With Picture Perfect Wedding, my second novel in my Wedding Fever series about to hit the shelf, I've been thinking about weddings!
Way, way, back in the day, people eloped because they wanted to marry but
their relatives opposed the relationship. Today, many people live together for
years so why would they then choose to elope rather than have a full on
wedding? Why do some couples people want the full on wedding instead of
eloping?
Lots of reasons!
*A full on wedding takes a year or more of preparation. Some people are
overwhelmed by the thought and a quick trip to the registry office is so much
easier. Of course, Erin, the heroine and wedding photographer in Picture Perfect Wedding wants brides to who are addicted to
the planning and get a buzz out of making the million and one decisions
that a wedding demands. Although as Erin discovers, some brides are more focussed on the wedding than the groom!
*Money. Rumour on the street is that the average cost of a wedding in
2013 is $27,000. Holey moley! That is a good chunk of a deposit on a house!
Practical couples may well choose to elope and save the cash.
*Family. Not all families get along and sometimes getting them all
together in the same room and serving alcohol is a recipe for a restraining
order. Those couples *should* elope!
*Party, Party, Party! My husband and I had a ball at our wedding. In
fact our biggest complaint was that it was over way to fast. We should have had
an after party instead of running off to catch a plane and starting our
honeymoon. I've now been to weddings where the bride and groom come back the
next day for an extended family and out-of-state guest BBQ and extend the fun.

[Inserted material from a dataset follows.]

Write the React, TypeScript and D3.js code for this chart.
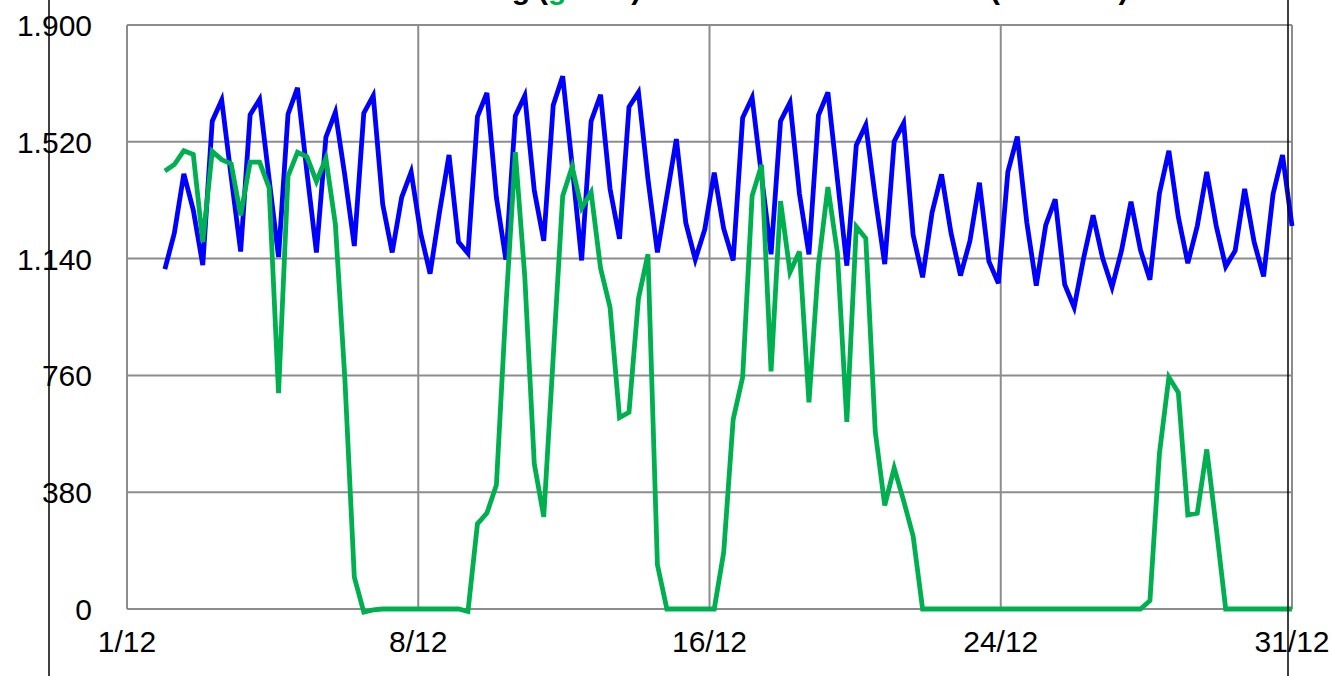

*Surprise! I've been invited to a
30th birthday, rocked up and had a wedding sprung on me. The couple
figured all their friends and family were there for the birthday, why not get
married! In fact, I read in the paper just the other day that one couple got
married at a family funeral. That may be taking advantage of everyone being
together just a bit too far.....
*Vegas. That one goes without saying ;-)
*The vacation wedding. I've had friends decide to get married in
Thailand/Hawaii/tropical beach destination and invite friends and family, fully
expecting most to say, “no” and then been put in a tail spin when most decide
to combine attending the wedding with a vacation. Word to the wise; if you
really want to elope, don’t tell anyone.
Of course, the residents in Whitetail, Wisconsin where Picture Perfect Wedding is set are hoping that people
want to have the full catastrophe wedding because the economy of Whitetail is
dependent on that cash injection.
What would you do if you had your time
over? Or if you’re considering getting married in the next little while? Where
do you come down on the argument. Would it be an elopement or a wedding?
Picture Perfect Wedding is out on August 12th but up for pre-order now! There is a fabulous $1.99 deal at All Romance Books, a saving of $2 or you can grab it at Kindle, Carina Press, Nook, iBooks, Kobo, Sony and where all eBooks are sold!
Here's the blurb...
His family has always been tied to the land, but lately Luke Anderson feels more like he’s chained. While he ponders his future, he still has cows to milk and no time to deal with Erin or Bridezillas in his fields. Yet there’s something about the sexy city girl he can’t say no to. So he says yes: just this once.
With the town in need of a photographer, Erin agrees to spend wedding season in Whitetail. The sparks flying between her and Luke quickly ignite, but just as Erin starts to picture her own happy ending, Luke takes a gamble that could risk it all…
For more weddings in Whitetail, check out Saved by the Bride, available now!
Fiona Lowe is a RITA® and R*BY award-winning, multi-published
author with Harlequin and Carina Press. Whether her books are set in outback
Australia or in the mid-west of the USA, they feature small towns with big
hearts, and warm, likeable characters that make you fall in love. When she's
not writing stories, she's a weekend wife, mother of two 'ginger' teenage boys,
guardian of 80 rose bushes and often found collapsed on the couch with wine. You can
find her at her website, facebook, Twitter and Goodreads.
6 comments:
An elopement is certainly a very practical option, but the romance of a wedding can't be beaten.
I agree, Mary! I do love the romance of a wedding. I cry every time!
We paid for most of our wedding ourselves,
it was a modestly-priced wedding in the cha-
pel my mother built.(She headed up the parish
committee which raised the funds for building
it!) I made my dress and bridesmaid dresses
for two of my sisters. Our reception was cen-
tered on a gorgeous cake, which was a gift
from our two chief attendants, and punch. I
so loved our wedding 52 years ago that I'm not
sure I would want to change it. Perhaps a few
days added to our two-day wedding trip. Our
second honeymoon couldn't be topped, it was
a trip to Venice!
I think the romance of a wedding is seeing the love and commitment of the bride and groom. Not so much those weddings where the bride feels like it is all about her and her desires for center stage. Or when you go to the bridal registry and there's nothing for less than a couple of hundred dollars, aka 'gone wild with registering gun'...
Pat that sounds lovely! So does Venice!! Thanks for sharing your gorgeous day with us.
Ah the wedding register.... A sure fire way of possibly putting your entire guest list off side, LOL.